Ademais, Veiroj destaca uma particularidade do Uruguai em relação aos outros países latino-americanos. Lá a geração de jovens entre 20 e 27 anos não começou a se dedicar à realização cinematográfica depois das facilidades proporcionadas pela tecnologia e pela evolução dos meios e suportes digitais. Ele afirma que “eso es algo que me parece muy bueno en países como Chile, Argentina, Brasil y México, que generaciones que recién salen de la universidad se estén dedicando al cine. Incluso hay películas de estudiantes egresados que tienen muy buen nivel. Eso es algo que en Uruguay no se ha dado y que a mí como espectador y como uruguayo me gustaría ver. Yo imagino que eso pasará...” Segundo ele, a geração atual que faz cinema no Uruguai está mais próxima dos 30 anos de idade.
La Vida Útil
Se a situação do cinema latino-americano vem melhorando e todo o mundo tem voltado os olhos para o nosso continente hoje em dia, o desenvolvimento não ocorre de forma uniforme. O guatemalteco Julio Hernández Cordón, diretor dos longas “Gasolina” (que recebeu o premio especial do jurado pela seleção oficial internacional do Bafici 2009) e “Marimbas del Infierno” (que participa da competição internacional no Bafici deste ano), parece bastante pessimista respeito a situação do cinema no seu país. Primeiramente, declara não saber definir muito bem o que é o cinema guatemalteco. Segundo ele, “muchos de mis colegas están intentando fotocopiar fórmulas hollywoodianas, sólo que yo siento que esa fotocopiadora que están utilizando no tiene suficiente tinta porque no hay presupuesto para hacer un film con una plataforma de Hollywood”. Com isso, explica, se geram historias que não se decidem entre o cinema de autor e o cinema comercial. Junto a isso, o fato de no existirem leis governamentais que incentivem a atividade cinematográfica complica ainda mais a situação. Cordón recorda que no ano passado foram feitos somente 12 filmes na Guatemala e que foi considerado um recorde, um marco no país. A maioria deles teve investimentos privados que variaram de 5 mil até 70 mil dólares. Outro fator que, de acordo com Cordón, complica a situação do cinema guatemalteco é que os filmes realizados lá são muito locais e, por isso, custam muito para conseguir sair da nação centro-americana. O diretor diz que se sente muito frustrado e que, em alguns momentos, pensa em ir embora da Guatemala, mas logo se dá conta de que todas as histórias que tem para contar estão em seu país e, então, não encontra sentido em deixá-lo. Com todos esses entraves, por que continuar se dedicando a isso? “Lo único que tiene ventaja hacer cine en Guatemala, para mí, es que tengo la libertad total para hacer lo que quiera porque mis películas son tan baratas que no tengo nada que perder.

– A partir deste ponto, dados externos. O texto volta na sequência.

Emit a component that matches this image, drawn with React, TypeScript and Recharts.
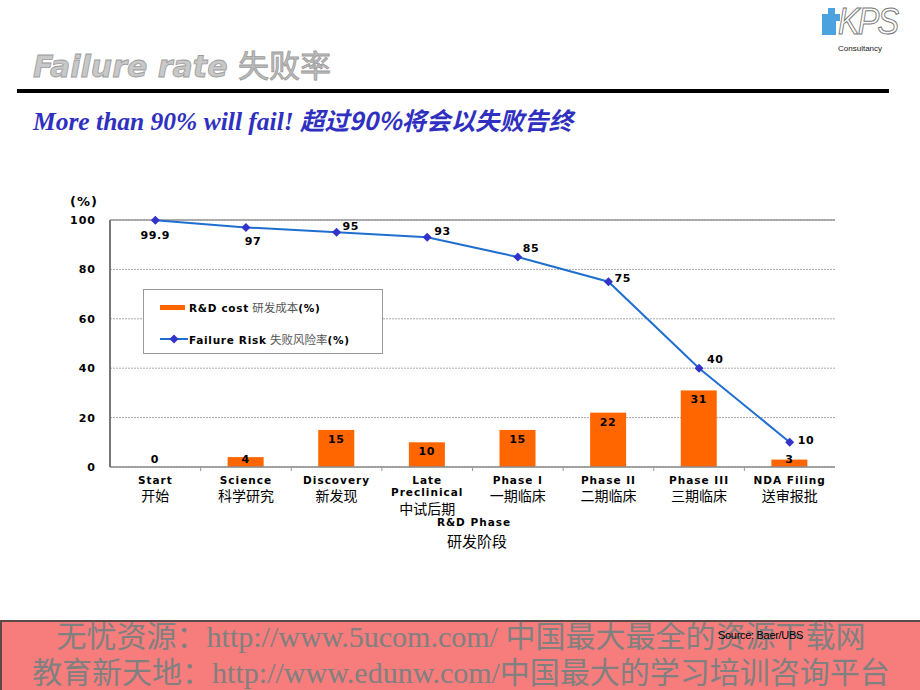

De todos modos la gente no va a ir al cine a verlas, de todos modos no estoy viviendo del cine que hago.”
Las Marimbas del Infierno
Diante disso, para qualquer caso, os festivais surgem como a melhor forma de divulgar, distribuir e exibir esses filmes. Além disso, apresentam a possibilidade de entrarem como co-produtores. Muitos diretores aproveitam os prêmios ganhos nos festivais para terminar seus filmes ou para recuperar o dinheiro investido anteriormente.